- Born: May 2, 1938 Graham, Texas, U.S.
- Died: October 9, 2025 (aged 87) Austin, Texas, U.S.
- Scientific career
- Fields: Nuclear engineering, chemical engineering
- Institutions: Department of Mechanical Engineering, The University of Texas at Austin

= Billy Koen =

American engineer (1938–2025)

Billy Vaughn Koen (May 2, 1938 – October 9, 2025) was an American nuclear and chemical engineer, author and academic who was a professor in the Department of Mechanical Engineering, The University of Texas at Austin, where he taught for over 41 years.

==Life and research==
Billy Koen was born on May 2, 1938. He received a BA in Chemistry and BS in Chemical Engineering from the University of Texas at Austin in 1960 and 1961, and Diplôme d'Ingénieur en Génie Atomique from the Institut national des sciences et techniques nucléaires, Saclay, France in 1963. He received his MS in 1962 and ScD in 1968 in nuclear engineering from the Massachusetts Institute of Technology.

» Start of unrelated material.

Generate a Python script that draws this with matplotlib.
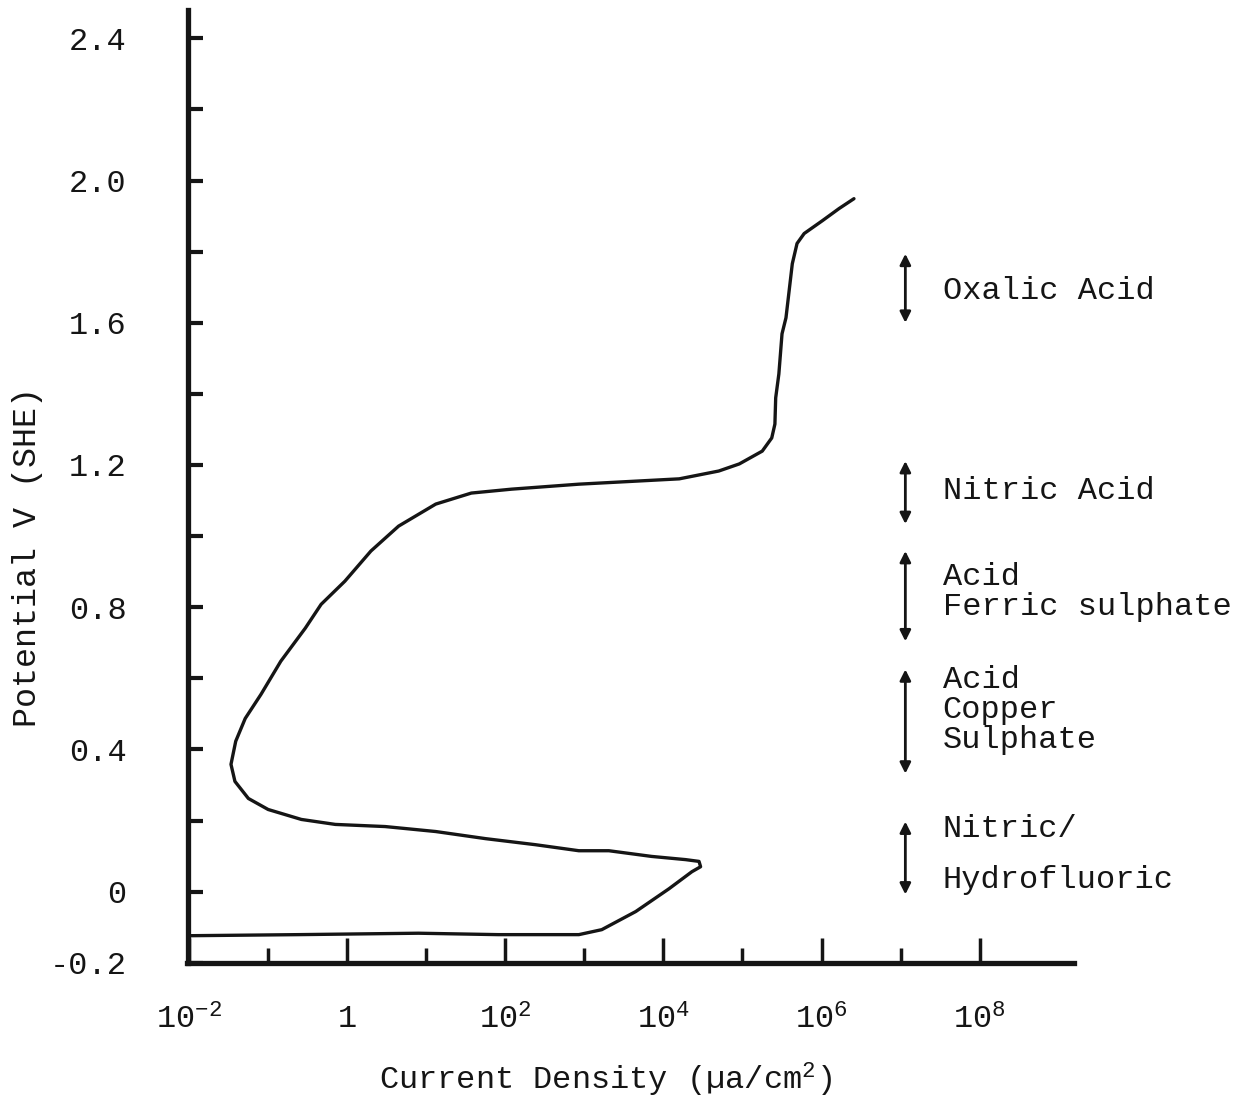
import numpy as np
import matplotlib
matplotlib.use("Agg")
import matplotlib.pyplot as plt

plt.rcParams['font.family'] = ['Liberation Mono', 'DejaVu Sans Mono']
plt.rcParams['mathtext.fontset'] = 'custom'
plt.rcParams['mathtext.rm'] = 'Liberation Mono'
plt.rcParams['mathtext.it'] = 'Liberation Mono'

# polarisation curve: log10 of current density and potential
log_current = [-1.99, -0.62, 0.90, 1.91, 2.93, 3.22, 3.65, 4.07, 4.36, 4.47, 4.45, 4.28,
               3.85, 3.31, 2.93, 2.38, 1.75, 1.12, 0.48, -0.15, -0.58, -1.00, -1.25, -1.42,
               -1.47, -1.41, -1.29, -1.09, -0.84, -0.53, -0.33, -0.03, 0.30, 0.65, 1.12,
               1.57, 2.08, 2.93, 4.20, 4.70, 4.96, 5.25, 5.37, 5.41, 5.42, 5.46, 5.50,
               5.55, 5.59, 5.63, 5.69, 5.78, 6.01, 6.22, 6.41]
potential = [-0.124, -0.121, -0.117, -0.121, -0.121, -0.107, -0.056, 0.008, 0.056, 0.070, 0.085, 0.090,
             0.099, 0.115, 0.115, 0.132, 0.149, 0.169, 0.183, 0.189, 0.203, 0.231, 0.262, 0.310,
             0.358, 0.423, 0.487, 0.555, 0.648, 0.741, 0.808, 0.873, 0.958, 1.028, 1.090,
             1.121, 1.132, 1.146, 1.161, 1.183, 1.203, 1.239, 1.276, 1.315, 1.389, 1.456, 1.569,
             1.614, 1.690, 1.766, 1.823, 1.851, 1.887, 1.921, 1.949]

# etching solutions and the potential range of each
solutions = ["Oxalic Acid", "Nitric Acid", "Acid\nFerric sulphate", "Acid\nCopper\nSulphate"]
sol_low = [1.60, 1.034, 0.704, 0.332]
sol_high = [1.794, 1.211, 0.958, 0.625]
sol_text_y = [1.69, 1.127, 0.842, 0.51]
nhf_range = [-0.008, 0.197]

y_ticks = [-0.2, 0, 0.4, 0.8, 1.2, 1.6, 2.0, 2.4]
y_ticklabels = ["-0.2", "0", "0.4", "0.8", "1.2", "1.6", "2.0", "2.4"]
x_major = [-2, 0, 2, 4, 6, 8]
x_ticklabels = [r"$\mathregular{10^{-2}}$", "1", r"$\mathregular{10^{2}}$",
                r"$\mathregular{10^{4}}$", r"$\mathregular{10^{6}}$", r"$\mathregular{10^{8}}$"]
x_minor = [-1, 1, 3, 5, 7]

ink = '#151515'
fs = 23

fig = plt.figure(figsize=(12.5, 10.99), dpi=100)
ax = fig.add_axes([0.150, 0.124, 0.709, 0.867])

ax.plot(10.0 ** np.array(log_current), potential, color=ink, lw=2.4,
        solid_joinstyle='round', solid_capstyle='round')

ax.set_xscale('log')
ax.set_xlim(10 ** -2.02, 10 ** 9.19)
ax.set_ylim(-0.2, 2.48)

ax.set_yticks(y_ticks)
ax.set_yticklabels(y_ticklabels)
ax.set_yticks(np.arange(0.2, 2.41, 0.4), minor=True)
ax.set_xticks([10.0 ** k for k in x_major])
ax.set_xticklabels(x_ticklabels)
ax.set_xticks([10.0 ** k for k in x_minor], minor=True)
ax.xaxis.set_minor_formatter(plt.NullFormatter())
ax.yaxis.set_minor_formatter(plt.NullFormatter())

ax.tick_params(axis='y', which='both', direction='in', length=11, width=3, color=ink,
               labelsize=fs, pad=44, labelcolor=ink)
ax.tick_params(axis='x', which='major', direction='in', length=18, width=2.5, color=ink,
               labelsize=fs, pad=30, labelcolor=ink)
ax.tick_params(axis='x', which='minor', direction='in', length=11, width=2.5, color=ink)

for s in ['top', 'right']:
    ax.spines[s].set_visible(False)
for s in ['left', 'bottom']:
    ax.spines[s].set_linewidth(3.8)
    ax.spines[s].set_color(ink)

# double-headed arrows with solution names
arrow_x = 10 ** 7.06
text_x = 10 ** 7.53
arrow_kw = dict(arrowstyle='<|-|>', color=ink, lw=2.0, mutation_scale=16, shrinkA=0, shrinkB=0)
for name, lo, hi, ty in zip(solutions, sol_low, sol_high, sol_text_y):
    ax.annotate('', xy=(arrow_x, hi), xytext=(arrow_x, lo), arrowprops=arrow_kw)
    ax.text(text_x, ty, name, fontsize=fs, color=ink, va='center', ha='left', linespacing=1.0)
ax.annotate('', xy=(arrow_x, nhf_range[1]), xytext=(arrow_x, nhf_range[0]), arrowprops=arrow_kw)
ax.text(text_x, 0.175, "Nitric/", fontsize=fs, color=ink, va='center', ha='left')
ax.text(text_x, 0.034, "Hydrofluoric", fontsize=fs, color=ink, va='center', ha='left')

fig.text(605 / 1250, 1 - 1080 / 1099, "Current Density (µa/cm$^2$)", fontsize=fs,
         color=ink, ha='center', va='center')
fig.text(28 / 1250, 1 - 557 / 1099, "Potential V (SHE)", fontsize=24, color=ink,
         ha='center', va='center', rotation=90)

fig.savefig("out.png", dpi=100)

He was a consultant to the French Atomic Energy Commission in 1971 to 1972 and 1976 to 1977. Billy Koen was a visiting professor at the Tokyo Institute of Technology (東京工業大学) in 1994, 1998 to 1999, and 2001. He was a fellow of the American Nuclear Society. Koen held numerous offices in the American Society for Engineering Education (ASEE), including vice-president for Public Affairs. Koen was a Fellow of ASEE, and received several awards including the Chester F. Carlson award for innovation, the W. Leighton Collins award for service to engineering education, and the IEEE Centennial Medal.

Koen died on October 9, 2025, at the age of 87.

==Selected publications==
In nuclear engineering and artificial intelligence (AI), Koen pioneered the use of AI in solving complex reactor safety issues and oversaw the research of a large number of graduate students. Representative publications:
- Hansen, K.F., Koen, B.V., Little, W.W., "Stable Numerical Solutions of the Reactor Kinetics Equations" Nuc. Sci. & Eng., 22, 51-59 (1965).
- Koen, B.V., "Méthodes Nouvelles Pour L'Evaluation de la Fiabilité: Reconnaissance des Formes," Commissariat à L'Energie Atomique, Rapport CEA-4368, Juin, 1972, (English Translation: "New Methods for the Evaluation of Reliability: Pattern Recognition").
- Macdonald, J.L., Koen, B.V., "Application of Artificial Intelligence Techniques to Digital Computer Control of Nuclear Reactors," Nuc. Sci. & Eng., Vol. 56, No. 2, Feb. 1975, pp. 14251

In 1969, Koen introduced to engineering education the self-paced Personalized System of Instruction (PSI or Keller Plan) as an alternative teaching method. In 2000, he adapted it to a web-based class. Representative publications:
- Koen, B.V., "Self-Paced Instruction for Engineering Students," Eng. Educ., Vol. 60, No. 7, March, 1970.
- Koen, Billy V., "Determining Unit Structure in a PSI Course," Event 1725, American Society for Engineering Education Annual Meeting, June 19–22, 1972.
- Koen, Billy V., Heger, A. Sharif, "Evaluation of an Introductory Self-Paced Nuclear Course - Twenty Two Years Later," Transactions of the American Nuclear Society, June 20–24, 1993.
- Koen, B.V., "Creation of a Sense of 'Presence' in a Web-Based Course: The Search for Mark Hopkins' Log in a Digital World," Invited Paper for Special Issue of IEEE Transactions on Education on Web-Based Instruction, November, 2005, Vol. 48, No. 4, pp. 599–604.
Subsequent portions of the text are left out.